▸ **Exercise**:
Retype the data exactly, from its first line to the line containing "from matplotlib.ticker import", including both, and skip any picture.

▸ **Data block**:
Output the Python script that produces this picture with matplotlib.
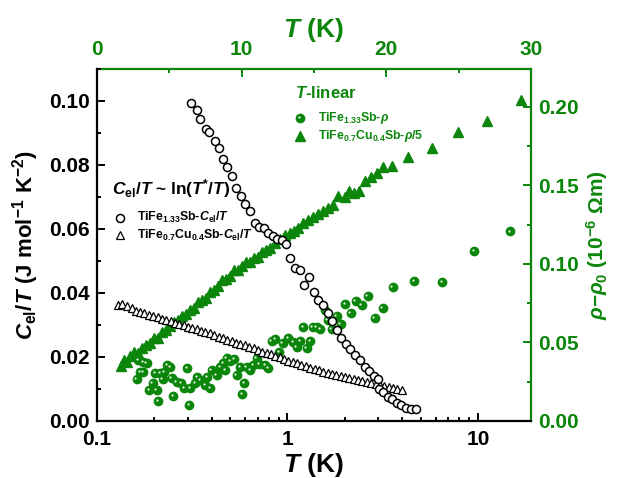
import matplotlib
matplotlib.use("Agg")
import matplotlib.pyplot as plt
import matplotlib.transforms as mtransforms
from matplotlib.ticker import FixedLocator, FixedFormatter, MultipleLocator, NullFormatter, LogLocator, FormatStrFormatter

plt.rcParams['font.family'] = ['Liberation Sans', 'DejaVu Sans']
plt.rcParams['font.weight'] = 'bold'
plt.rcParams['mathtext.fontset'] = 'custom'
plt.rcParams['mathtext.rm'] = 'Liberation Sans'
plt.rcParams['mathtext.it'] = 'Liberation Sans:italic'
plt.rcParams['mathtext.bf'] = 'Liberation Sans:bold'
plt.rcParams['mathtext.bfit'] = 'Liberation Sans:italic:bold'

GREEN = '#0b860b'

# ---- data: TiFe1.33Sb  C_el/T (bottom log T axis, left axis)
T_c = [0.313, 0.333, 0.349, 0.372, 0.387, 0.415, 0.435, 0.461, 0.483, 0.511,
       0.539, 0.568, 0.601, 0.635, 0.672, 0.707, 0.749, 0.789, 0.838, 0.883,
       0.934, 0.984, 1.037, 1.101, 1.166, 1.227, 1.293, 1.373, 1.453, 1.544,
       1.626, 1.714, 1.812, 1.911, 2.029, 2.130, 2.270, 2.402, 2.540, 2.687,
       2.844, 2.985, 3.032, 3.181, 3.367, 3.559, 3.753, 3.967, 4.213, 4.443, 4.719]
C_c = [0.0993, 0.0972, 0.0944, 0.0912, 0.0904, 0.0876, 0.0852, 0.0819, 0.0795, 0.0766,
       0.0729, 0.0703, 0.0677, 0.0656, 0.0620, 0.0607, 0.0604, 0.0588, 0.0578, 0.0570,
       0.0565, 0.0552, 0.0510, 0.0479, 0.0473, 0.0426, 0.0450, 0.0402, 0.0379, 0.0361,
       0.0339, 0.0311, 0.0285, 0.0259, 0.0241, 0.0225, 0.0207, 0.0191, 0.0170, 0.0155,
       0.0141, 0.0132, 0.0099, 0.0091, 0.0076, 0.0068, 0.0057, 0.0050, 0.0042, 0.0037, 0.0037]

# ---- data: TiFe0.7Cu0.4Sb  C_el/T
T_t = [0.129, 0.136, 0.144, 0.152, 0.160, 0.168, 0.177, 0.187, 0.197, 0.208,
       0.219, 0.231, 0.244, 0.257, 0.271, 0.285, 0.301, 0.317, 0.334, 0.352,
       0.371, 0.392, 0.413, 0.435, 0.459, 0.484, 0.510, 0.537, 0.566, 0.597,
       0.629, 0.664, 0.700, 0.737, 0.777, 0.819, 0.864, 0.910, 0.960, 1.012,
       1.066, 1.124, 1.185, 1.249, 1.317, 1.388, 1.463, 1.542, 1.625, 1.713,
       1.806, 1.904, 2.007, 2.115, 2.230, 2.350, 2.477, 2.611, 2.753, 2.901,
       3.058, 3.228, 3.403, 3.587, 3.781, 3.985]
C_t = [0.0364, 0.0366, 0.0358, 0.0352, 0.0345, 0.0341, 0.0337, 0.0332, 0.0328, 0.0324,
       0.0320, 0.0316, 0.0312, 0.0307, 0.0303, 0.0299, 0.0294, 0.0290, 0.0286, 0.0282,
       0.0278, 0.0274, 0.0269, 0.0264, 0.0259, 0.0254, 0.0250, 0.0245, 0.0240, 0.0236,
       0.0231, 0.0227, 0.0222, 0.0217, 0.0213, 0.0208, 0.0203, 0.0199, 0.0194, 0.0189,
       0.0185, 0.0180, 0.0175, 0.0171, 0.0166, 0.0161, 0.0158, 0.0154, 0.0151, 0.0147,
       0.0144, 0.0140, 0.0137, 0.0134, 0.0131, 0.0128, 0.0124, 0.0121, 0.0118, 0.0115,
       0.0112, 0.0109, 0.0106, 0.0103, 0.0100, 0.0097]

# ---- data: TiFe1.33Sb rho (top linear T axis, right axis)
T_rc = [2.74, 2.85, 2.97, 3.20, 3.20, 3.43, 3.61, 3.85, 4.01, 4.13,
        4.24, 4.35, 4.54, 4.63, 4.86, 5.04, 5.16, 5.27, 5.51, 5.81,
        6.01, 6.24, 6.38, 6.43, 6.77, 6.93, 7.12, 7.46, 7.62, 7.81,
        7.93, 8.27, 8.50, 8.73, 8.85, 8.96, 9.19, 9.47, 9.65, 9.88,
        10.04, 10.18, 10.35, 10.57, 10.80, 11.04, 11.22, 11.61, 11.84, 12.07,
        12.30, 12.60, 12.83, 13.22, 13.57, 13.80, 14.03, 14.26, 14.49, 14.72,
        14.91, 15.18, 15.41, 15.76, 15.94, 16.22, 16.57, 16.84, 17.14, 17.53,
        17.88, 18.29, 18.71, 19.19, 19.74, 20.44, 21.93, 23.86, 26.07, 28.54]
R_rc = [0.0266, 0.0389, 0.0314, 0.0314, 0.0378, 0.0368, 0.0197, 0.0240, 0.0304, 0.0197,
        0.0129, 0.0304, 0.0266, 0.0314, 0.0357, 0.0342, 0.0272, 0.0159, 0.0250, 0.0240,
        0.0208, 0.0336, 0.0102, 0.0208, 0.0240, 0.0282, 0.0261, 0.0229, 0.0282, 0.0208,
        0.0325, 0.0293, 0.0346, 0.0368, 0.0325, 0.0399, 0.0384, 0.0393, 0.0293, 0.0346,
        0.0172, 0.0240, 0.0346, 0.0325, 0.0357, 0.0401, 0.0361, 0.0357, 0.0336, 0.0511,
        0.0520, 0.0441, 0.0495, 0.0527, 0.0505, 0.0469, 0.0511, 0.0601, 0.0467, 0.0511,
        0.0597, 0.0597, 0.0584, 0.0707, 0.0643, 0.0584, 0.0669, 0.0616, 0.0745, 0.0690,
        0.0766, 0.0739, 0.0796, 0.0658, 0.0722, 0.0852, 0.0892, 0.0883, 0.1085, 0.1206]

# ---- data: TiFe0.7Cu0.4Sb rho/5
T_rt = [1.66, 1.87, 2.07, 2.28, 2.56, 2.83, 3.11, 3.39, 3.66, 3.94,
        4.22, 4.49, 4.77, 5.04, 5.32, 5.60, 5.87, 6.15, 6.43, 6.70,
        6.98, 7.26, 7.53, 7.81, 8.09, 8.36, 8.64, 8.91, 9.19, 9.47,
        9.74, 10.02, 10.30, 10.57, 10.85, 11.13, 11.40, 11.68, 11.96, 12.30,
        12.65, 12.99, 13.34, 13.61, 13.89, 14.24, 14.58, 14.93, 15.27, 15.62,
        15.96, 16.31, 16.66, 17.14, 17.42, 17.76, 18.11, 18.52, 18.94, 19.35,
        19.77, 20.39, 21.49, 23.15, 24.95, 26.95, 29.30]
R_rt = [0.0350, 0.0389, 0.0376, 0.0414, 0.0439, 0.0433, 0.0465, 0.0484, 0.0497, 0.0529,
        0.0529, 0.0567, 0.0580, 0.0605, 0.0631, 0.0643, 0.0669, 0.0682, 0.0707, 0.0720,
        0.0758, 0.0771, 0.0783, 0.0822, 0.0834, 0.0860, 0.0898, 0.0904, 0.0924, 0.0962,
        0.0962, 0.0987, 0.1013, 0.1013, 0.1038, 0.1045, 0.1076, 0.1089, 0.1102, 0.1134,
        0.1159, 0.1185, 0.1197, 0.1210, 0.1229, 0.1261, 0.1280, 0.1299, 0.1318, 0.1338,
        0.1357, 0.1376, 0.1433, 0.1427, 0.1465, 0.1452, 0.1465, 0.1529, 0.1554, 0.1580,
        0.1618, 0.1624, 0.1682, 0.1739, 0.1841, 0.1911, 0.2045]

bottom_ticks = [0.1, 1, 10]
bottom_labels = ['0.1', '1', '10']

fig = plt.figure(figsize=(6.19, 4.78), dpi=100)
rect = [97/619, 57/478, 434/619, 352/478]

# green axes (top / right), drawn below
axg = fig.add_axes(rect)
axg.set_xlim(0, 30)
axg.set_ylim(0, 0.224)
axg.xaxis.tick_top()
axg.xaxis.set_label_position('top')
axg.yaxis.tick_right()
axg.yaxis.set_label_position('right')
for s in ['left', 'bottom']:
    axg.spines[s].set_visible(False)
for s in ['top', 'right']:
    axg.spines[s].set_color(GREEN)
    axg.spines[s].set_linewidth(1.6)
axg.xaxis.set_major_locator(MultipleLocator(10))
axg.xaxis.set_minor_locator(MultipleLocator(5))
axg.yaxis.set_major_locator(MultipleLocator(0.05))
axg.yaxis.set_minor_locator(MultipleLocator(0.025))
axg.yaxis.set_major_formatter(FormatStrFormatter('%.2f'))
axg.tick_params(which='both', direction='in', colors=GREEN, width=1.4, labelsize=15)
axg.tick_params(which='major', length=6)
axg.tick_params(which='minor', length=3)
axg.tick_params(axis='x', which='major', pad=7)
axg.tick_params(axis='y', which='major', pad=5)
for lab in axg.get_xticklabels() + axg.get_yticklabels():
    lab.set_fontweight('bold')
axg.set_xlabel(r'$\mathbfit{T}\ \mathbf{(K)}$', color=GREEN, fontsize=19, labelpad=2)
axg.set_ylabel(r'$\mathit{\rho}\mathrm{-}\mathit{\rho}_\mathrm{0}\ \mathrm{(10^{-6}\ \Omega m)}$',
               color=GREEN, fontsize=15, labelpad=4)

axg.plot(T_rt, R_rt, linestyle='none', marker='^', markersize=7.5, color=GREEN, mec=GREEN, zorder=2)
axg.plot(T_rc, R_rc, linestyle='none', marker='o', markersize=6, color=GREEN, mec=GREEN, zorder=3)
hl = mtransforms.offset_copy(axg.transData, fig=fig, x=-0.9, y=0.6, units='points')
axg.plot(T_rc, R_rc, linestyle='none', marker='o', markersize=1.6, color='#e4f6e4', mec='none',
         transform=hl, zorder=4)

# black axes (bottom log / left), on top
ax = fig.add_axes(rect)
ax.set_facecolor('none')
ax.set_xscale('log')
ax.set_xlim(0.1, 19)
ax.set_ylim(0, 0.11)
for s in ['top', 'right']:
    ax.spines[s].set_visible(False)
for s in ['left', 'bottom']:
    ax.spines[s].set_linewidth(1.6)
ax.xaxis.set_major_locator(FixedLocator(bottom_ticks))
ax.xaxis.set_major_formatter(FixedFormatter(bottom_labels))
ax.xaxis.set_minor_locator(LogLocator(base=10, subs=range(2, 10)))
ax.xaxis.set_minor_formatter(NullFormatter())
ax.yaxis.set_major_locator(MultipleLocator(0.02))
ax.yaxis.set_minor_locator(MultipleLocator(0.01))
ax.yaxis.set_major_formatter(FormatStrFormatter('%.2f'))
ax.tick_params(which='both', direction='in', width=1.4, labelsize=15, top=False, right=False)
ax.tick_params(which='major', length=6)
ax.tick_params(which='minor', length=3)
ax.tick_params(axis='x', which='major', pad=6.5)
ax.tick_params(axis='y', which='major', pad=5)
for lab in ax.get_xticklabels() + ax.get_yticklabels():
    lab.set_fontweight('bold')
ax.set_xlabel(r'$\mathbfit{T}\ \mathbf{(K)}$', fontsize=19, labelpad=1.5)
ax.set_ylabel(r'$\mathbfit{C}_{\mathbf{el}}\mathbf{/}\mathbfit{T}\ \mathbf{(J\ mol^{-1}\ K^{-2})}$',
              fontsize=16, labelpad=6)

ax.plot(T_t, C_t, linestyle='none', marker='^', markersize=5.5, mfc='white', mec='black', mew=0.9, zorder=3)
ax.plot(T_c, C_c, linestyle='none', marker='o', markersize=5.8, mfc='white', mec='black', mew=1.1, zorder=4)

# ---- legends (manual)
def fx(px):
    return (px - 97) / 434
def fy(py):
    return (421 - py) / 352

ax.text(fx(112), fy(189),
        r'$\mathbfit{C}_{\mathbf{el}}\mathbf{/}\mathbfit{T}$' + ' ~ ln(' + r'$\mathbfit{T}^{\mathbf{*}}\mathbf{/}\mathbfit{T}$' + ')',
        transform=ax.transAxes, fontsize=12.5, va='center', ha='left', fontweight='bold')
ax.plot([fx(120)], [fy(217.5)], transform=ax.transAxes, marker='o', markersize=5.8, mfc='white',
        mec='black', mew=1.1, clip_on=False)
ax.text(fx(137), fy(217.5), r'$\mathbf{TiFe_{1.33}Sb}\mathbf{\text{-}}\mathbfit{C}_{\mathbf{el}}\mathbf{/}\mathbfit{T}$',
        transform=ax.transAxes, fontsize=8.8, va='center', ha='left')
ax.plot([fx(120)], [fy(235)], transform=ax.transAxes, marker='^', markersize=5.5, mfc='white',
        mec='black', mew=0.9, clip_on=False)
ax.text(fx(137), fy(235), r'$\mathbf{TiFe_{0.7}Cu_{0.4}Sb}\mathbf{\text{-}}\mathbfit{C}_{\mathbf{el}}\mathbf{/}\mathbfit{T}$',
        transform=ax.transAxes, fontsize=8.8, va='center', ha='left')

ax.text(fx(295), fy(93), r'$\mathbfit{T}\mathbf{\text{-}linear}$', transform=ax.transAxes,
        fontsize=12, va='center', ha='left', color=GREEN)
ax.plot([fx(300)], [fy(117.5)], transform=ax.transAxes, marker='o', markersize=6, color=GREEN,
        mec=GREEN, clip_on=False)
ax.plot([fx(299.2)], [fy(117)], transform=ax.transAxes, marker='o', markersize=1.6, color='#e4f6e4',
        mec='none', clip_on=False)
ax.text(fx(318), fy(117.5), r'$\mathbf{TiFe_{1.33}Sb}\mathbf{\text{-}}\mathit{\rho}$',
        transform=ax.transAxes, fontsize=8.8, va='center', ha='left', color=GREEN)
ax.plot([fx(300)], [fy(136)], transform=ax.transAxes, marker='^', markersize=7.5, color=GREEN,
        mec=GREEN, clip_on=False)
ax.text(fx(318), fy(136), r'$\mathbf{TiFe_{0.7}Cu_{0.4}Sb}\mathbf{\text{-}}\mathit{\rho}\mathbf{/5}$',
        transform=ax.transAxes, fontsize=8.8, va='center', ha='left', color=GREEN)

fig.savefig('out.png', dpi=100)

▸ **Solution to the exercise**:
Output the Python script that produces this picture with matplotlib.
import matplotlib
matplotlib.use("Agg")
import matplotlib.pyplot as plt
import matplotlib.transforms as mtransforms
from matplotlib.ticker import FixedLocator, FixedFormatter, MultipleLocator, NullFormatter, LogLocator, FormatStrFormatter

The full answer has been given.